Fibonacci Retracement in Stock Trading
Fibonacci retracement might sound complicated, but it’s actually easy to understand. It helps identify where the market could stop or change direction after a significant movement. It uses ratios found in nature, but in strock trading, it focuses on human psychology.
Key Levels to Know
Ratio |
Percentage |
Why It Matters |
0.236 |
23.6% |
Minor pullbacks |
0.382 |
38.2% |
Medium pullbacks |
0.500 |
50% |
Mid-point psychology |
0.618 |
61.8% |
Strong reversal area |
Example:
If a stock rises from $100 to $150, a 38.2% retracement is around $131. This is a level where traders may expect buyers to return.
“Fibonacci levels aren’t magic, they work because traders believe they work.”
When Moving Averages and Fibonacci Team Up
Some of the best trade setups happen when a Fibonacci level lines up perfectly with a key moving average. That’s like having two green lights at the same time, more reasons to take the trade.
Chart Patterns Worth Memorizing
Patterns are like the “faces” of the market. Once you see them enough, you’ll start spotting them everywhere:
- Head and Shoulders: Often means a trend is ending.
- Triangles: Price is coiling up, ready for a breakout.
- Double Tops and Bottoms: Signals a possible reversal.
Choosing the Right Timeframe
Your trading style will decide your chart timeframe:
- Scalpers: Seconds to minutes, fast-paced action.
- Day traders: Minutes to hours.
- Swing traders: Days to weeks.
- Position traders: Weeks to months.
Risk Management: Your Safety Net
Even the best analysis won’t save you from a bad trade if you don’t control risk.
- Risk only a small slice of your account on each trade.
- Keep it under 2% risk per position.
- Use stop-loss orders so one trade doesn’t wipe you out.
Rookie Mistakes That Cost Money
- Overloading charts with too many indicators.
- Forgetting to check the bigger market picture.
- Trading without clear entry and exit rules.
Building Your Trading Game Plan
A plan should have:
- Your chart type and timeframe.
- The indicators you trust most.
- Exact entry and exit triggers.
- A risk control strategy.
Staying Cool When the Market Isn’t
Emotions will wreck your trades faster than bad analysis. If you feel tempted to “revenge trade” after a loss, step away from the screen.
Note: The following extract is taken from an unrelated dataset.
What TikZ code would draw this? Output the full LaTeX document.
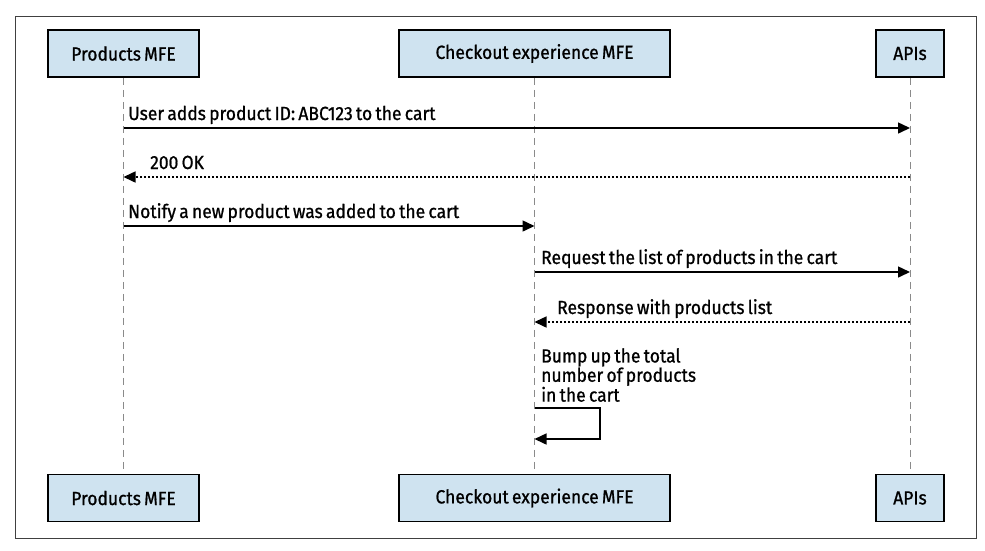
\documentclass[tikz,border=0pt]{standalone}
\usepackage{fontspec}
\setmainfont{Fira Sans}[FakeStretch=0.92, FakeBold=0.9, WordSpace=0.7]
\usetikzlibrary{arrows.meta}
\definecolor{boxfill}{HTML}{CFE3F0}
\definecolor{lifegray}{HTML}{8A8A8A}
\tikzset{
  actor/.style={draw=black, line width=1.6pt, fill=boxfill, minimum height=47pt, inner sep=0pt, font=\fontsize{19}{21}\selectfont},
  life/.style={draw=lifegray, line width=0.9pt, dash pattern=on 7pt off 5pt},
  msg/.style={line width=1.5pt, -{Triangle[length=12pt,width=11pt]}},
  reply/.style={line width=1.5pt, dash pattern=on 2pt off 2pt, -{Triangle[length=12pt,width=11pt]}},
  lbl/.style={font=\fontsize{19}{17.5}\selectfont, inner sep=0pt, anchor=base west, align=left},
}
\begin{document}
\begin{tikzpicture}[x=1pt,y=-1pt]
\useasboundingbox (0,0) rectangle (985,550);
\draw[draw=black!75, line width=0.8pt] (15,16) rectangle (976,538);
% actors
\node[actor, minimum width=151pt] (p1) at (123.5,53.5) {Products MFE};
\node[actor, minimum width=271pt] (c1) at (534.5,53.5) {Checkout experience MFE};
\node[actor, minimum width=68pt] (a1) at (910,53.5) {APIs};
\node[actor, minimum width=151pt] (p2) at (123.5,498) {Products MFE};
\node[actor, minimum width=271pt] (c2) at (534.5,498) {Checkout experience MFE};
\node[actor, minimum width=68pt] (a2) at (910,498) {APIs};
% lifelines
\draw[life] (p1.south) -- (p2.north);
\draw[life] (c1.south) -- (c2.north);
\draw[life] (a1.south) -- (a2.north);
% message anchor points
\coordinate (m1s) at (p1.south |- 0,128);
\coordinate (m1e) at (a1.south |- 0,128);
\coordinate (m2s) at (a1.south |- 0,177);
\coordinate (m2e) at (p1.south |- 0,177);
\coordinate (m3s) at (p1.south |- 0,226);
\coordinate (m3e) at (c1.south |- 0,226);
\coordinate (m4s) at (c1.south |- 0,272);
\coordinate (m4e) at (a1.south |- 0,272);
\coordinate (m5s) at (a1.south |- 0,322);
\coordinate (m5e) at (c1.south |- 0,322);
\coordinate (m6s) at (c1.south |- 0,408);
\coordinate (m6e) at (c1.south |- 0,439);
\coordinate (m6r) at (600,408);
% messages
\draw[msg] (m1s) -- (m1e);
\node[lbl] (t1) at (128,120) {User adds product ID: ABC123 to the cart};
\draw[reply] (m2s) -- (m2e);
\node[lbl] (t2) at (150,169) {200 OK};
\draw[msg] (m3s) -- (m3e);
\node[lbl] (t3) at (128,218) {Notify a new product was added to the cart};
\draw[msg] (m4s) -- (m4e);
\node[lbl] (t4) at (541,264) {Request the list of products in the cart};
\draw[reply] (m5s) -- (m5e);
\node[lbl] (t5) at (557,314) {Response with products list};
\node[lbl, anchor=north west] (t6) at (541,348) {Bump up the total\\number of products\\in the cart};
\draw[msg] (m6s) -- (m6r) |- (m6e);
\end{tikzpicture}
\end{document}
Where Technical Analysis is Headed
New tools like AI and algorithmic trading are changing the game. However, the basics still matter. Reading charts, spotting patterns, and managing risk will always be important.
Ready to Level Up?
If you’re tired of guessing when to buy or sell, start small. Choose either moving averages or Fibonacci retracement. Get comfortable with one of them. Test ideas in a demo account, take notes, and refine your edge. Once you feel confident, add more tools to your kit. That’s how you go from chart-watching to actual trading confidence.
Frequently Asked Questions
- Can I use technical analysis outside of stocks?
Yes, it works on forex, commodities, and crypto too. - Do moving averages work in flat markets?
Not really, they’re better in trending markets. - Is Fibonacci retracement always correct?
No tool is perfect, it’s about probabilities, not certainties. - Which timeframe should beginners use?
Daily charts are less noisy and easier to learn from. - How many indicators are too many?
More than three can just clutter your chart. - Should I combine technical and fundamental analysis?
Many traders do, it gives a more complete view.